Recurrentemente usaría Melville a determinados actores fetiche para los roles protagonistas de sus películas, siendo quizá el más popular de estos Alain Delon.

Construir todo este universo de matices con los que este director dota de tridimensionalidad a sus personajes sería imposible si no fuera gracias a las portentosas interpretaciones que nos regalan los actores protagonistas de sus obras. Melville tendería a lo largo de su carrera a rodearse de un pequeño grupo de actores que protagonizarían la mayor parte de sus películas. Hablamos de actores como Jean-Paul Belmondo o Lino Ventura, protagonista de la más que notable El ejército de las sombras (Jean-Paul Melville, 1969) una película sobre la resistencia francesa durante la Segunda Guerra Mundial que, alimentándose de las experiencias del propio director, dejaría a un lado las narrativas heroicas con las que el cine de la época tendía a caracterizar el conflicto bélico para en su lugar ofrecer una mirada cruda y realista a la contienda. Pero si hay un actor que hemos de destacar particularmente de la filmo grafía de Melville, ese no es otro Alain Delon. El joven actor francés, que para cuando inició su relación profesional con el director ya se había hecho ampliamente conocido en Europa gracias al éxito de A pleno sol (René Clément, 1960), se terminaría convirtiendo en el rostro visible del cine de Melville. Delon llevaría hasta el extremo el arquetipo de héroe melvilliano, un hombre silente pero de principios inquebrantables y letalmente efectivo (ya sea como criminal o como agente de la ley) con un carisma magnético. La interpretación de Delon en El silencio de un hombre de un frío y taciturno pero a la vez honorable asesino a sueldo, por ejemplo, será la plantilla de la que con posterioridad otros directores partirían para perfilar a sus propios personajes, como puede ser el caso de Léon en El profesional (Léon) (Luc Besson, 1994). Pero Delon trae similares registros cuando interpreta a protagonistas que están al otro lado de la ley, como en Crónica negra, en la que interpreta a un implacable comisario de policía que hará cuanto sea necesario para cumplir con su deber, aunque ello implique perder a su mejor amigo y a la mujer que ama.

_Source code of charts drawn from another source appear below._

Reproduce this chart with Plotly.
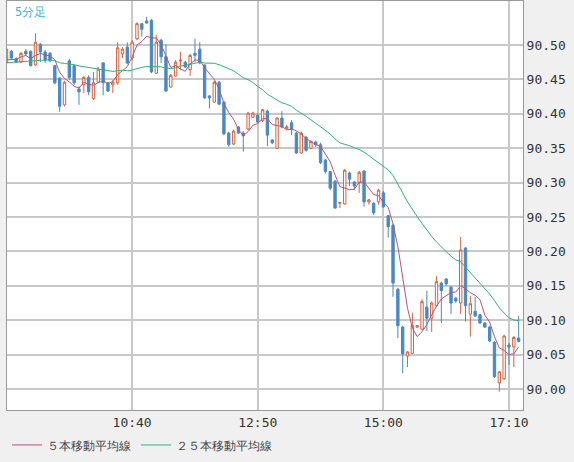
import pandas as pd
import plotly.graph_objs as go

# 5-minute bars, 08:30 .. 17:20
times = pd.date_range('2024-01-01 08:30', periods=107, freq='5min').strftime('%H:%M').tolist()

opens = [90.474, 90.491, 90.480, 90.475, 90.491, 90.491, 90.471, 90.501, 90.490, 90.488,
         90.470, 90.452, 90.413, 90.477, 90.470, 90.436, 90.442, 90.453, 90.422, 90.446,
         90.474, 90.445, 90.442, 90.445, 90.487, 90.497, 90.481, 90.509, 90.531, 90.535,
         90.536, 90.459, 90.507, 90.483, 90.439, 90.455, 90.477, 90.475, 90.464, 90.488,
         90.494, 90.471, 90.426, 90.417, 90.446, 90.417, 90.372, 90.356, 90.381, 90.372,
         90.378, 90.395, 90.398, 90.390, 90.404, 90.362, 90.350, 90.394, 90.379, 90.387,
         90.372, 90.343, 90.366, 90.350, 90.359, 90.355, 90.333, 90.316, 90.302, 90.270,
         90.269, 90.314, 90.301, 90.300, 90.317, 90.272, 90.270, 90.272, 90.285, 90.252,
         90.238, 90.145, 90.090, 90.048, 90.052, 90.090, 90.087, 90.119, 90.103, 90.121,
         90.154, 90.160, 90.148, 90.132, 90.125, 90.205, 90.109, 90.113, 90.108, 90.096,
         90.090, 90.068, 90.009, 90.015, 90.064, 90.061, 90.074]
highs = [90.497, 90.493, 90.482, 90.490, 90.494, 90.492, 90.517, 90.503, 90.493, 90.490,
         90.471, 90.453, 90.448, 90.480, 90.471, 90.440, 90.455, 90.456, 90.461, 90.468,
         90.475, 90.446, 90.449, 90.504, 90.497, 90.504, 90.507, 90.533, 90.532, 90.541,
         90.538, 90.515, 90.509, 90.501, 90.458, 90.478, 90.490, 90.477, 90.487, 90.509,
         90.504, 90.472, 90.427, 90.448, 90.448, 90.419, 90.374, 90.377, 90.382, 90.375,
         90.403, 90.403, 90.401, 90.407, 90.406, 90.363, 90.395, 90.404, 90.384, 90.391,
         90.374, 90.374, 90.368, 90.361, 90.361, 90.358, 90.334, 90.317, 90.304, 90.272,
         90.320, 90.316, 90.302, 90.317, 90.318, 90.276, 90.272, 90.291, 90.288, 90.253,
         90.240, 90.147, 90.092, 90.055, 90.111, 90.093, 90.131, 90.143, 90.127, 90.164,
         90.156, 90.161, 90.150, 90.134, 90.221, 90.206, 90.135, 90.134, 90.109, 90.097,
         90.092, 90.070, 90.026, 90.079, 90.067, 90.077, 90.106]
lows = [90.472, 90.480, 90.474, 90.474, 90.485, 90.469, 90.470, 90.475, 90.474, 90.475,
        90.443, 90.403, 90.411, 90.449, 90.442, 90.413, 90.430, 90.427, 90.420, 90.445,
        90.427, 90.432, 90.430, 90.442, 90.481, 90.472, 90.478, 90.507, 90.512, 90.531,
        90.459, 90.458, 90.474, 90.432, 90.438, 90.454, 90.464, 90.467, 90.455, 90.475,
        90.472, 90.422, 90.408, 90.416, 90.413, 90.369, 90.352, 90.355, 90.371, 90.345,
        90.376, 90.394, 90.387, 90.388, 90.353, 90.356, 90.349, 90.379, 90.377, 90.369,
        90.342, 90.342, 90.345, 90.349, 90.352, 90.327, 90.313, 90.289, 90.262, 90.263,
        90.268, 90.295, 90.289, 90.285, 90.265, 90.268, 90.253, 90.268, 90.263, 90.220,
        90.134, 90.074, 90.023, 90.032, 90.051, 90.089, 90.086, 90.084, 90.083, 90.119,
        90.096, 90.150, 90.109, 90.125, 90.109, 90.098, 90.076, 90.105, 90.095, 90.089,
        90.068, 90.016, 89.996, 90.013, 90.035, 90.032, 90.068]
closes = [90.494, 90.481, 90.475, 90.488, 90.487, 90.470, 90.504, 90.490, 90.478, 90.477,
          90.445, 90.411, 90.446, 90.453, 90.445, 90.432, 90.453, 90.432, 90.445, 90.465,
          90.445, 90.433, 90.446, 90.496, 90.494, 90.474, 90.504, 90.531, 90.523, 90.532,
          90.461, 90.504, 90.483, 90.433, 90.456, 90.475, 90.478, 90.468, 90.485, 90.485,
          90.474, 90.423, 90.423, 90.446, 90.414, 90.371, 90.355, 90.375, 90.372, 90.368,
          90.401, 90.401, 90.388, 90.406, 90.369, 90.358, 90.394, 90.381, 90.381, 90.377,
          90.343, 90.372, 90.347, 90.360, 90.355, 90.329, 90.316, 90.292, 90.263, 90.271,
          90.318, 90.305, 90.295, 90.315, 90.272, 90.275, 90.256, 90.289, 90.265, 90.236,
          90.154, 90.092, 90.051, 90.054, 90.092, 90.092, 90.127, 90.103, 90.125, 90.156,
          90.143, 90.153, 90.125, 90.128, 90.202, 90.121, 90.124, 90.106, 90.096, 90.090,
          90.070, 90.018, 90.025, 90.077, 90.061, 90.075, 90.069]
# closes before the visible window (seed for the 25-bar average)
prior_closes = [90.470, 90.475, 90.468, 90.472, 90.480, 90.476, 90.470, 90.465, 90.471, 90.478,
                90.482, 90.474, 90.469, 90.473, 90.477, 90.480, 90.472, 90.468, 90.470, 90.476,
                90.479, 90.474, 90.471, 90.475]

tick_idx = [26, 52, 78, 104]
tick_labels = ['10:40', '12:50', '15:00', '17:10']
y_ticks = [90.00, 90.05, 90.10, 90.15, 90.20, 90.25, 90.30, 90.35, 90.40, 90.45, 90.50]

idx = list(range(len(closes)))
all_close = pd.Series(prior_closes + closes)
ma5 = all_close.rolling(5).mean().iloc[len(prior_closes):].tolist()
ma25 = all_close.rolling(25).mean().iloc[len(prior_closes):].tolist()

fig = go.Figure()
fig.add_trace(go.Candlestick(
    x=idx, open=opens, high=highs, low=lows, close=closes,
    increasing=dict(line=dict(color='#d9603b', width=1), fillcolor='white'),
    decreasing=dict(line=dict(color='#4a89c0', width=1), fillcolor='#4a89c0'),
    whiskerwidth=0, showlegend=False, hoverinfo='skip'))
fig.add_trace(go.Scatter(x=idx, y=ma5, mode='lines', name='５本移動平均線',
                         line=dict(color='#b5527f', width=1)))
fig.add_trace(go.Scatter(x=idx, y=ma25, mode='lines', name='２５本移動平均線',
                         line=dict(color='#2db37a', width=1)))

fig.add_annotation(text='5分足', xref='paper', yref='paper', x=0.012, y=0.995,
                   xanchor='left', yanchor='top', showarrow=False,
                   font=dict(color='#33b5e5', size=12))

fig.update_layout(
    width=574, height=462, margin=dict(l=7, r=51, t=1, b=52, autoexpand=False),
    paper_bgcolor='#f0f0f0', plot_bgcolor='white',
    font=dict(family='DejaVu Sans Mono', size=13, color='#333'),
    legend=dict(orientation='h', x=0.0, y=-0.05, xanchor='left', yanchor='top',
                font=dict(family='DejaVu Sans', size=12, color='#444'),
                bgcolor='rgba(0,0,0,0)'),
    xaxis=dict(range=[0.1, 106.9], tickvals=tick_idx, ticktext=tick_labels,
               showgrid=True, gridcolor='#c8c8c8', gridwidth=1.5,
               rangeslider=dict(visible=False),
               showline=True, linecolor='#999999', mirror=True, ticks='', zeroline=False),
    yaxis=dict(range=[89.9695, 90.564], tickvals=y_ticks, tickformat='.2f', side='right',
               showgrid=True, gridcolor='#c8c8c8', gridwidth=1.5,
               showline=True, linecolor='#999999',
               mirror=True, ticks='', zeroline=False),
)
fig.write_html('out.html', config={'displayModeBar': False},
               post_script="document.body.style.margin='0';")
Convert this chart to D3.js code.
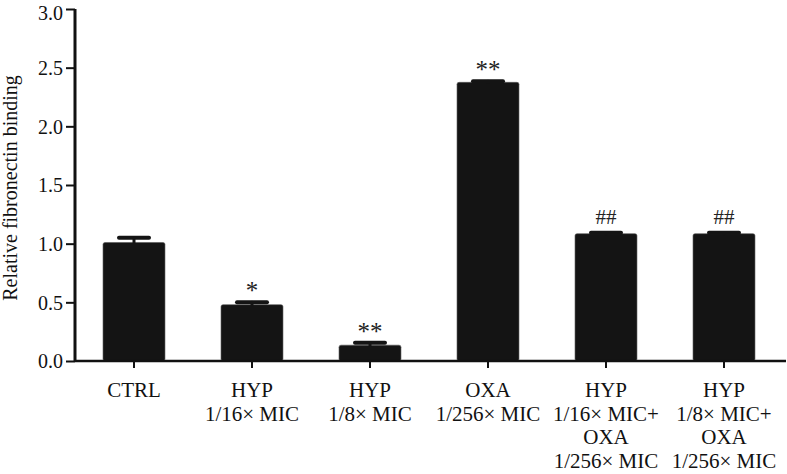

Aunque murió a la prematura edad de 55 años a causa de problemas cardíacos, el brillante director francés nos dejó un legado indeleble para el mundo del séptimo arte que sigue, hasta el día de hoy, dándole forma al cine. No se puede negar que sus nihilistas historias de estoicos héroes de acción que se enfrentan a conflictos existenciales y en los que la línea entre el bien y el mal nunca está clara tuvieron (y tienen) una enorme capacidad de conectar con la audiencia, de decir algo que la sociedad parece estar hambrienta por escuchar, y ahí precisamente radica la enorme relevancia de la figura de Melville, en ser el director con el que el género policíaco pasó de la juventud a la madurez.